The New Talent Code with Eightfold’s Ligia Zamora & Jason Cerrato is a podcast with practical insights for empowering change agents in HR. We’re bringing you the best thought leaders and practitioners to share stories about how they are designing the workforce of the future, transforming processes, rethinking old constructs, and leveraging cutting-edge technology to solve today’s pressing talent issues. It’s what we call the new talent code.
Josh Bellis is a global talent acquisition programs lead and head of America’s recruitment at PTC, a global technology company with over 6,000 employees in 30 countries. He is also an expert in diversity, equity, and inclusion, and lectures at Columbia University on HR technology transformation topics. As a champion for infusing DEI principles into every aspect of talent strategy, he joined the podcast to expand on his belief that the organizations not adapting their tactics to incorporate diversity are the ones that will be left behind.
As part of each episode of The New Talent Code, Ligia and Jason are on a quest to uncover their guests’ unique contributions to the New Talent Code, which is a big part of trying to approach the future with new solutions and new approaches to help us get to where we’re going. These are the three biggest takeaways from the conversation with Josh Bellis:
The most successful culture shifts make DEI the responsibility of everyone in the organization and don’t put the onus on one person or department.

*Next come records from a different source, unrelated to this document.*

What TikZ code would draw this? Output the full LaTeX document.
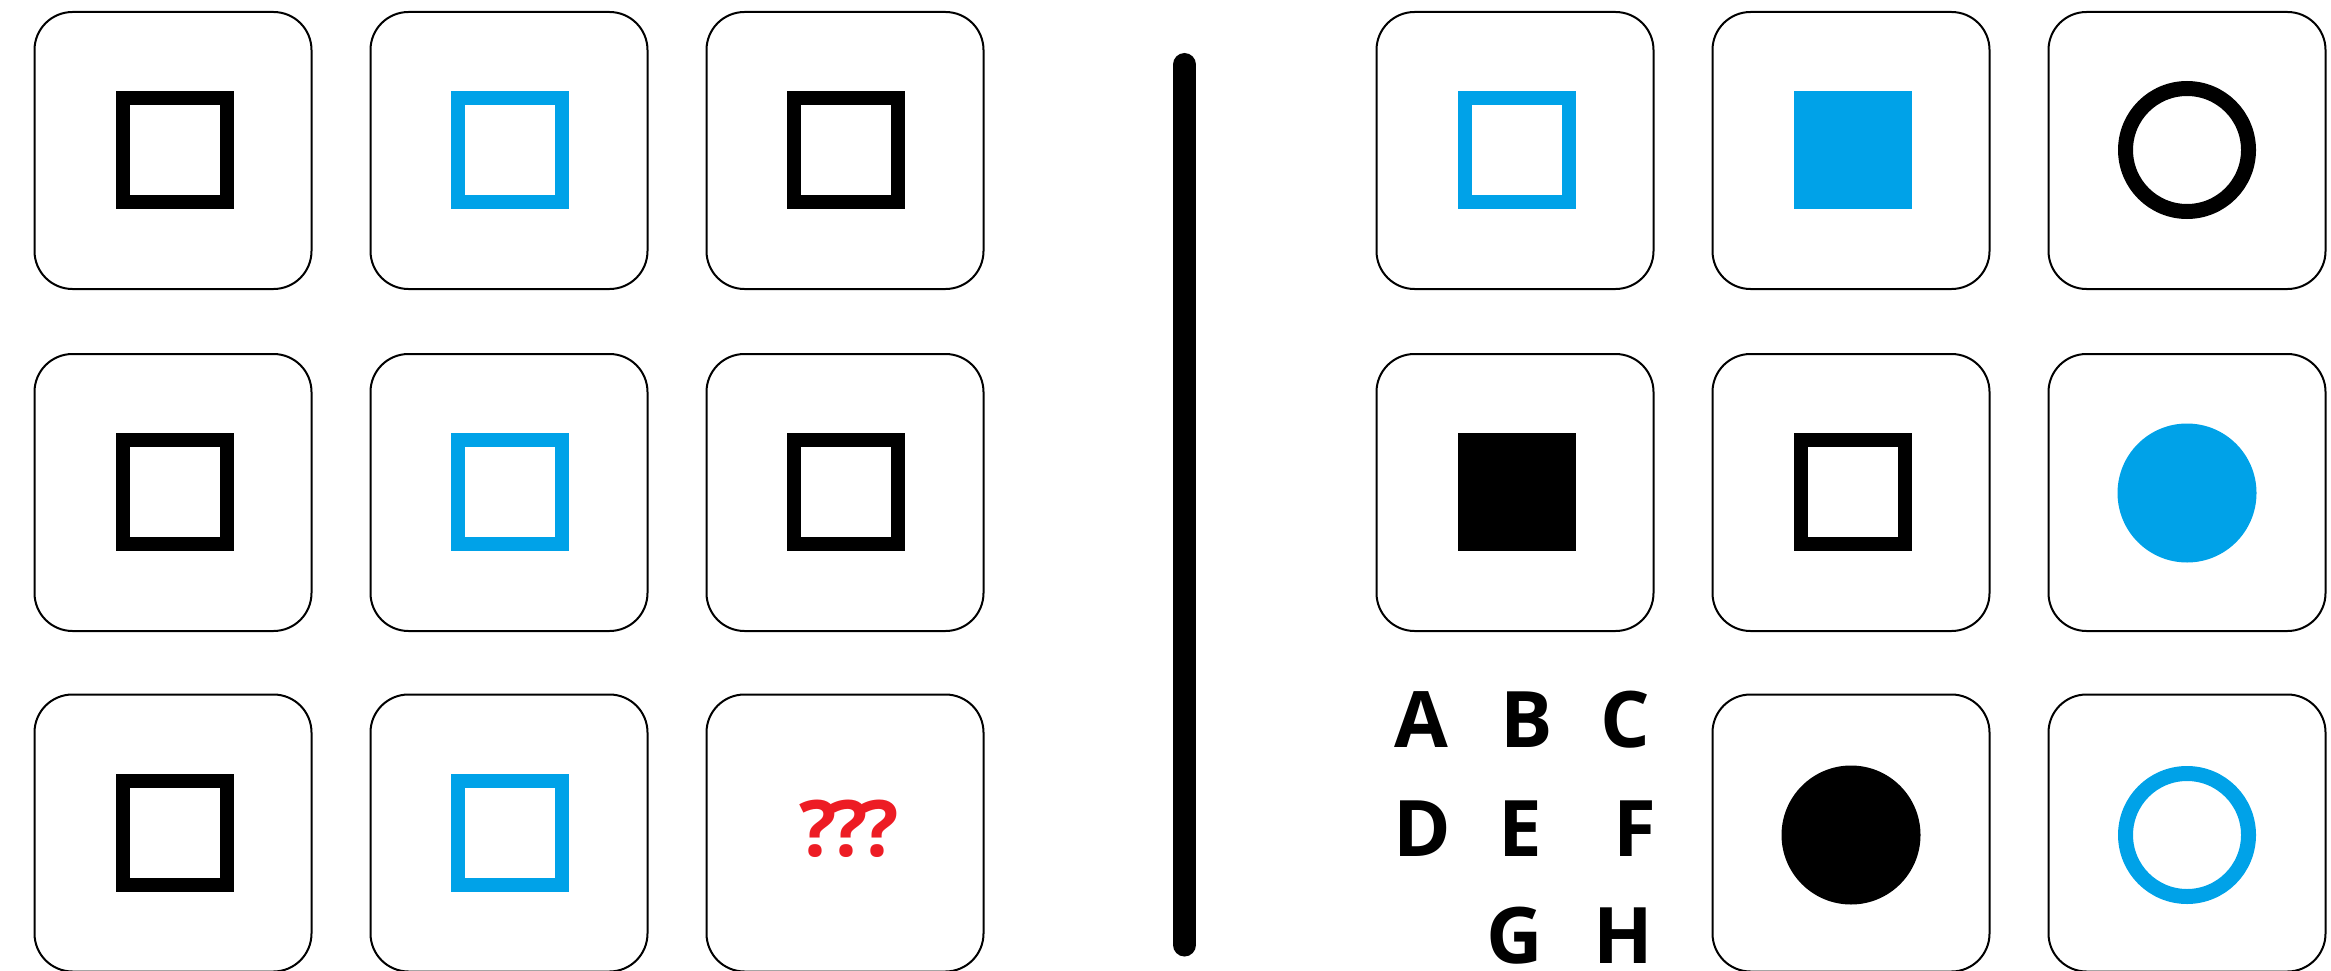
\documentclass[tikz,border=0pt]{standalone}
\usepackage{fontspec}
\setmainfont{Open Sans}
\definecolor{pblue}{RGB}{0,162,232}
\definecolor{pred}{RGB}{237,28,36}
\tikzset{
  cell/.style={draw=black, line width=2pt, rounded corners=38pt, minimum width=277pt, minimum height=277pt, inner sep=0pt},
  osq/.style={draw=#1, line width=14pt, minimum size=104pt, inner sep=0pt},
  fsq/.style={fill=#1, minimum size=118pt, inner sep=0pt},
  ocirc/.style={circle, draw=#1, line width=15pt, minimum size=123pt, inner sep=0pt},
  fcirc/.style={circle, fill=#1, minimum size=139pt, inner sep=0pt},
  letter/.style={inner sep=0pt, font=\fontsize{78}{78}\selectfont\bfseries}
}
\begin{document}
\begin{tikzpicture}[x=1pt,y=-1pt]
\useasboundingbox (0,0) rectangle (2331,971);
% left grid
\node[cell] (l11) at (173,150.5) {};
\node[cell] (l12) at (509,150.5) {};
\node[cell] (l13) at (845,150.5) {};
\node[cell] (l21) at (173,492.5) {};
\node[cell] (l22) at (509,492.5) {};
\node[cell] (l23) at (845,492.5) {};
\node[cell] (l31) at (173,833) {};
\node[cell] (l32) at (509,833) {};
\node[cell] (l33) at (845,833) {};
\node[osq=black] (s11) at (175,150) {};
\node[osq=pblue] (s12) at (510,150) {};
\node[osq=black] (s13) at (846,150) {};
\node[osq=black] (s21) at (175,492) {};
\node[osq=pblue] (s22) at (510,492) {};
\node[osq=black] (s23) at (846,492) {};
\node[osq=black] (s31) at (175,833) {};
\node[osq=pblue] (s32) at (510,833) {};
\node[letter, text=pred] (q) at (849,829) {?\kern-6pt?\kern-6pt?};
% divider
\coordinate (dtop) at (1184.5,64.5);
\coordinate (dbot) at (1184.5,945);
\draw[line width=23pt, line cap=round] (dtop) -- (dbot);
% right grid
\node[cell] (r11) at (1515,150.5) {};
\node[cell] (r12) at (1851,150.5) {};
\node[cell] (r13) at (2187,150.5) {};
\node[cell] (r21) at (1515,492.5) {};
\node[cell] (r22) at (1851,492.5) {};
\node[cell] (r23) at (2187,492.5) {};
\node[cell] (r32) at (1851,833) {};
\node[cell] (r33) at (2187,833) {};
\node[osq=pblue] (t11) at (1517,150) {};
\node[fsq=pblue] (t12) at (1853,150) {};
\node[ocirc=black] (t13) at (2187,150) {};
\node[fsq=black] (t21) at (1517,492) {};
\node[osq=black] (t22) at (1853,492) {};
\node[fcirc=pblue] (t23) at (2187,493) {};
\node[fcirc=black] (t32) at (1851,835) {};
\node[ocirc=pblue] (t33) at (2187,835) {};
% answer letters
\node[letter] (A) at (1421,720) {A};
\node[letter] (B) at (1527,720) {B};
\node[letter] (C) at (1625,720) {C};
\node[letter] (D) at (1422,829) {D};
\node[letter] (E) at (1520,829) {E};
\node[letter] (F) at (1635,829) {F};
\node[letter] (G) at (1515,936) {G};
\node[letter] (H) at (1623,936) {H};
\end{tikzpicture}
\end{document}
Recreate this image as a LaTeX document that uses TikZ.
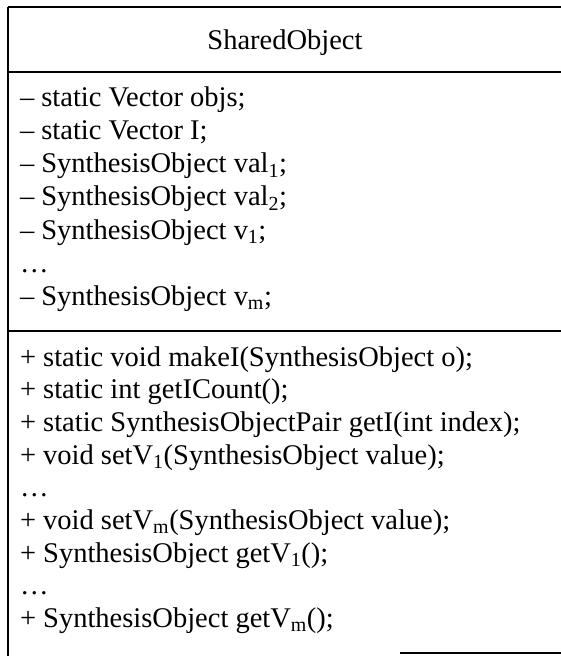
\documentclass[tikz,border=0pt]{standalone}
\usepackage{fontspec}
\setmainfont{Liberation Serif}
\begin{document}
\begin{tikzpicture}[x=1pt,y=-1pt,
  every node/.style={inner sep=0pt,outer sep=0pt,font=\fontsize{28.5}{28.5}\selectfont},
  ln/.style={anchor=base west},
  rule/.style={line width=1.8pt}]
\useasboundingbox (0,0) rectangle (561,656);
% frame
\coordinate (tl) at (8,7);
\coordinate (tr) at (561,7);
\coordinate (bl) at (8,656);
\coordinate (d1l) at (8,72);
\coordinate (d1r) at (561,72);
\coordinate (d2l) at (8,331);
\coordinate (d2r) at (561,331);
\coordinate (bbl) at (400,653);
\coordinate (bbr) at (561,653);
\draw[rule] (tl) -- (tr);
\draw[rule] (tl) -- (bl);
\draw[rule] (d1l) -- (d1r);
\draw[rule] (d2l) -- (d2r);
\draw[rule] (bbl) -- (bbr);
% title
\node[anchor=base] (title) at (285,49) {SharedObject};
% attributes
\node[ln] (a1) at (20,106) {– static Vector objs;};
\node[ln] (a2) at (20,139.3) {– static Vector I;};
\node[ln] (a3) at (20,172.6) {– SynthesisObject val\textsubscript{1};};
\node[ln] (a4) at (20,205.9) {– SynthesisObject val\textsubscript{2};};
\node[ln] (a5) at (20,239.2) {– SynthesisObject v\textsubscript{1};};
\node[ln] (a6) at (20,272.5) {…};
\node[ln] (a7) at (20,305.8) {– SynthesisObject v\textsubscript{m};};
% methods
\node[ln] (m1) at (20,366) {+ static void makeI(SynthesisObject o);};
\node[ln] (m2) at (20,398.7) {+ static int getICount();};
\node[ln] (m3) at (20,431.4) {+ static SynthesisObjectPair getI(int index);};
\node[ln] (m4) at (20,464.1) {+ void setV\textsubscript{1}(SynthesisObject value);};
\node[ln] (m5) at (20,496.8) {…};
\node[ln] (m6) at (20,529.5) {+ void setV\textsubscript{m}(SynthesisObject value);};
\node[ln] (m7) at (20,562.2) {+ SynthesisObject getV\textsubscript{1}();};
\node[ln] (m8) at (20,594.9) {…};
\node[ln] (m9) at (20,627.6) {+ SynthesisObject getV\textsubscript{m}();};
\end{tikzpicture}
\end{document}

It’s a shared responsibility among leadership, HR, and employees. For Bellis, “I’m not on the diversity team, per se, but I am responsible for the processes for the top of the funnel flow of all of our applicants and it’s my job to make sure that we have an equitable hiring process.”
He continues, “The most successful transformations happen when leadership is on board from the beginning.” While Bellis reminds us that it takes time to build an inclusive environment where people want to stay and are encouraged to grow, he suggests once an employee resource group is established, make sure those groups are working with leadership to build actual business solutions.
Diversity goals cannot be “one size fits all.”
Setting diverse hiring and promotion goals is valuable, but ultimately is going to depend on the department, industry, and role. As an example, the engineering workforce is not equally distributed between men and women, with women making up only 27 percent of all STEM workers in the U.S., so an organization’s hiring goals have to be realistic within that context. Bellis’ advice? “Take a step back, understand the market you’re in and the levers that you have available.”
There is a stronger connection between skills-based talent decisions and equitable hiring and management processes than you’d think.
Bellis remarked on a profound opportunity to shift the mindset of hiring managers on what an ideal, qualified candidate looks like in the real world. He suggests hiring managers move away from making sure that a candidate “checks all the boxes” in terms of education or past employer and instead embrace the notion that candidates have unique skill sets and capabilities to do the job and bring a new perspective.
Not only does sourcing for transferable skills expand the talent pool, but it opens up options for underrepresented groups who possibly don’t check all the boxes, simply because of their different lived experience or lack of access to the same types of connections.
Within talent management, by moving beyond making promotion and mobility decisions based on connections alone (i.e. “I used to play golf with that guy”), and instead building transparency into the talent management process, it contributes to creating an equal playing field among employees, regardless of connections.